As a warmer climate is disrupting harvests in traditional wine-growing areas, professional wine growers have begun to look further north
According to Magnergard, the emergence of wineries this far north is largely thanks to the development of new breeds of grapes in the 1960s and 70s, such as Solaris. Image: Jonathan Nackstrand / AFP©
Far north of iconic wine regions like Bordeaux and Tuscany, Sweden is seeing a burgeoning industry of vineyards and a first generation of winemakers trying to carve out a niche.
"There are millions of techniques, and I don't have a grandfather or grandmother to ask.
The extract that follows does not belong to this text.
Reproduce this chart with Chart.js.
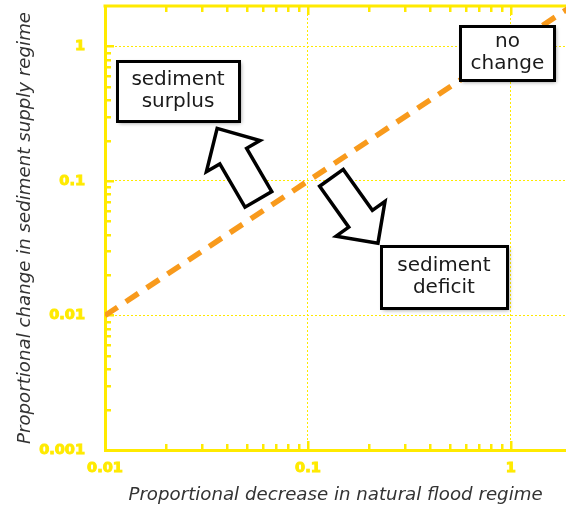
<!DOCTYPE html>
<html>
<head>
<meta charset="utf-8">
<script src="https://cdn.jsdelivr.net/npm/chart.js@4.4.1/dist/chart.umd.min.js"></script>
<style>
  html, body { margin: 0; padding: 0; background: #ffffff; }
  #wrap { width: 566px; height: 512px; }
</style>
</head>
<body>
<div id="wrap"><canvas id="c" width="566" height="512"></canvas></div>
<script>
// 1:1 line — sediment supply change equal to flood regime decrease
const lineX = [0.01, 0.1, 1, 2];
const lineY = [0.01, 0.1, 1, 2];

// Decade tick values and their labels
const xTickValues = [0.01, 0.1, 1];
const xTickLabels = ['0.01', '0.1', '1'];
const yTickValues = [0.001, 0.01, 0.1, 1];
const yTickLabels = ['0.001', '0.01', '0.1', '1'];

// Axis extents
const xRange = [0.01, 1.87];
const yRange = [0.001, 2];

const YELLOW = '#FFEA00';
const ORANGE = '#F89A1C';
const INK = '#1a1a1a';

// Callout boxes, centred on a data-space anchor (size in px)
const callouts = [
  { lines: ['sediment', 'surplus'], x: 0.0229, y: 0.47,   w: 122, h: 60 },
  { lines: ['no', 'change'],        x: 0.962,  y: 0.90,   w: 94,  h: 54 },
  { lines: ['sediment', 'deficit'], x: 0.468,  y: 0.0194, w: 126, h: 62 }
];

// Block arrows from tail to tip in data space (widths in px)
const arrows = [
  { from: [0.057, 0.073],   to: [0.0357, 0.246], shaft: 31, head: 62, headLen: 32 },
  { from: [0.1306, 0.1056], to: [0.2214, 0.0345], shaft: 29, head: 60, headLen: 30 }
];

function logSteps(lo, hi) {
  const out = [];
  for (let e = Math.floor(Math.log10(lo)); e <= Math.floor(Math.log10(hi)); e++) {
    for (let k = 1; k <= 9; k++) {
      const v = Number((k * Math.pow(10, e)).toPrecision(6));
      if (v > lo * 1.0001 && v < hi * 0.999) out.push({ v, major: k === 1 });
    }
  }
  return out;
}

const decor = {
  id: 'decor',
  beforeDatasetsDraw(chart) {
    const { ctx, chartArea: a, scales: { x, y } } = chart;
    ctx.save();
    ctx.strokeStyle = YELLOW;
    // top frame line
    ctx.lineWidth = 3;
    ctx.beginPath();
    ctx.moveTo(a.left - 1.5, a.top);
    ctx.lineTo(a.right, a.top);
    ctx.stroke();
    // inward tick marks
    ctx.lineWidth = 2.5;
    ctx.beginPath();
    logSteps(x.min, x.max).forEach(t => {
      const px = Math.round(x.getPixelForValue(t.v)) + 0.25;
      const len = t.major ? 9 : 6;
      ctx.moveTo(px, a.bottom); ctx.lineTo(px, a.bottom - len);
      ctx.moveTo(px, a.top); ctx.lineTo(px, a.top + len);
    });
    logSteps(y.min, y.max).forEach(t => {
      const py = Math.round(y.getPixelForValue(t.v)) + 0.25;
      const len = t.major ? 9 : 6;
      ctx.moveTo(a.left, py); ctx.lineTo(a.left + len, py);
    });
    ctx.stroke();
    ctx.restore();
  },
  afterDatasetsDraw(chart) {
    const { ctx, scales: { x, y } } = chart;
    ctx.save();
    // arrows
    arrows.forEach(ar => {
      const tx = x.getPixelForValue(ar.from[0]), ty = y.getPixelForValue(ar.from[1]);
      const px = x.getPixelForValue(ar.to[0]),   py = y.getPixelForValue(ar.to[1]);
      const L = Math.hypot(px - tx, py - ty);
      const ux = (px - tx) / L, uy = (py - ty) / L;
      const nx = -uy, ny = ux;
      const bx = px - ux * ar.headLen, by = py - uy * ar.headLen;
      const s = ar.shaft / 2, h = ar.head / 2;
      ctx.beginPath();
      ctx.moveTo(tx + nx * s, ty + ny * s);
      ctx.lineTo(bx + nx * s, by + ny * s);
      ctx.lineTo(bx + nx * h, by + ny * h);
      ctx.lineTo(px, py);
      ctx.lineTo(bx - nx * h, by - ny * h);
      ctx.lineTo(bx - nx * s, by - ny * s);
      ctx.lineTo(tx - nx * s, ty - ny * s);
      ctx.closePath();
      ctx.fillStyle = '#ffffff';
      ctx.fill();
      ctx.lineWidth = 3.5;
      ctx.lineJoin = 'miter';
      ctx.strokeStyle = '#000000';
      ctx.stroke();
    });
    // callout boxes
    callouts.forEach(c => {
      const cx = x.getPixelForValue(c.x), cy = y.getPixelForValue(c.y);
      const l = Math.round(cx - c.w / 2), t = Math.round(cy - c.h / 2);
      ctx.save();
      ctx.shadowColor = 'rgba(0,0,0,0.45)';
      ctx.shadowBlur = 4;
      ctx.shadowOffsetX = 2;
      ctx.shadowOffsetY = 2;
      ctx.fillStyle = '#ffffff';
      ctx.fillRect(l, t, c.w, c.h);
      ctx.restore();
      ctx.lineWidth = 3;
      ctx.strokeStyle = '#000000';
      ctx.strokeRect(l + 0.5, t + 0.5, c.w, c.h);
      ctx.fillStyle = INK;
      ctx.font = '20px "DejaVu Sans"';
      ctx.textAlign = 'center';
      ctx.textBaseline = 'alphabetic';
      const step = 22;
      c.lines.forEach((txt, i) => {
        const by = cy + 5.6 + (i - (c.lines.length - 1) / 2) * step;
        ctx.fillText(txt, cx, by);
      });
    });
    ctx.restore();
  }
};

const tickFont = { family: 'DejaVu Sans', weight: 'bold', size: 14.5 };
const titleFont = { family: 'DejaVu Sans', style: 'italic', size: 18.2 };

new Chart(document.getElementById('c'), {
  type: 'line',
  data: {
    datasets: [{
      data: lineX.map((v, i) => ({ x: v, y: lineY[i] })),
      borderColor: ORANGE,
      borderWidth: 5.5,
      borderDash: [15, 10],
      pointRadius: 0,
      fill: false,
      tension: 0
    }]
  },
  options: {
    responsive: false,
    animation: false,
    devicePixelRatio: 1,
    layout: { padding: { top: 6, right: 0, left: 0, bottom: 0 } },
    plugins: { legend: { display: false }, tooltip: { enabled: false } },
    scales: {
      x: {
        type: 'logarithmic',
        position: 'bottom',
        min: xRange[0],
        max: xRange[1],
        afterBuildTicks: s => { s.ticks = xTickValues.map(v => ({ value: v })); },
        afterFit: s => { s.height = 62; s.paddingLeft = 0; s.paddingRight = 0; },
        ticks: {
          callback: (v, i) => xTickLabels[i],
          color: YELLOW,
          textStrokeColor: YELLOW,
          textStrokeWidth: 1,
          font: tickFont,
          padding: 10,
          maxRotation: 0,
          autoSkip: false
        },
        grid: { color: YELLOW, lineWidth: 1, drawTicks: false },
        border: { color: YELLOW, width: 3, dash: [2, 2] },
        title: {
          display: true,
          text: 'Proportional decrease in natural flood regime',
          color: '#333333',
          font: titleFont,
          padding: { top: 0, bottom: 6 }
        }
      },
      y: {
        type: 'logarithmic',
        position: 'left',
        min: yRange[0],
        max: yRange[1],
        afterBuildTicks: s => { s.ticks = yTickValues.map(v => ({ value: v })); },
        afterFit: s => { s.width = 105; s.paddingTop = 0; s.paddingBottom = 0; },
        ticks: {
          callback: (v, i) => yTickLabels[i],
          color: YELLOW,
          textStrokeColor: YELLOW,
          textStrokeWidth: 1,
          font: tickFont,
          padding: 20,
          autoSkip: false
        },
        grid: { color: YELLOW, lineWidth: 1, drawTicks: false },
        border: { color: YELLOW, width: 3, dash: [2, 2] },
        title: {
          display: true,
          text: 'Proportional change in sediment supply regime',
          color: '#333333',
          font: titleFont,
          padding: { top: 14, bottom: 0 }
        }
      }
    }
  },
  plugins: [decor]
});
</script>
</body>
</html>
So we need to figure it out ourselves," Lena Magnergard, 64, told AFP as she walked through the short rows of grapevines at the Selaon vineyard an hour west of Stockholm.
The former communications professional started the vineyard, the most northern Swedish site to have produced its own wine according to Magnergard, together with her farmer husband Erik Bjorkman in 2019 on the family farm.
They produced their first wine in 2021 but Magnegard, a trained sommelier, is quick to admit that as keepers of some 1,000 vines they are still learning.
"Of course you can read up in books, but that is nothing like generational knowledge," she said, adding that they mostly look to France and its centuries of winemaking tradition as the gold standard.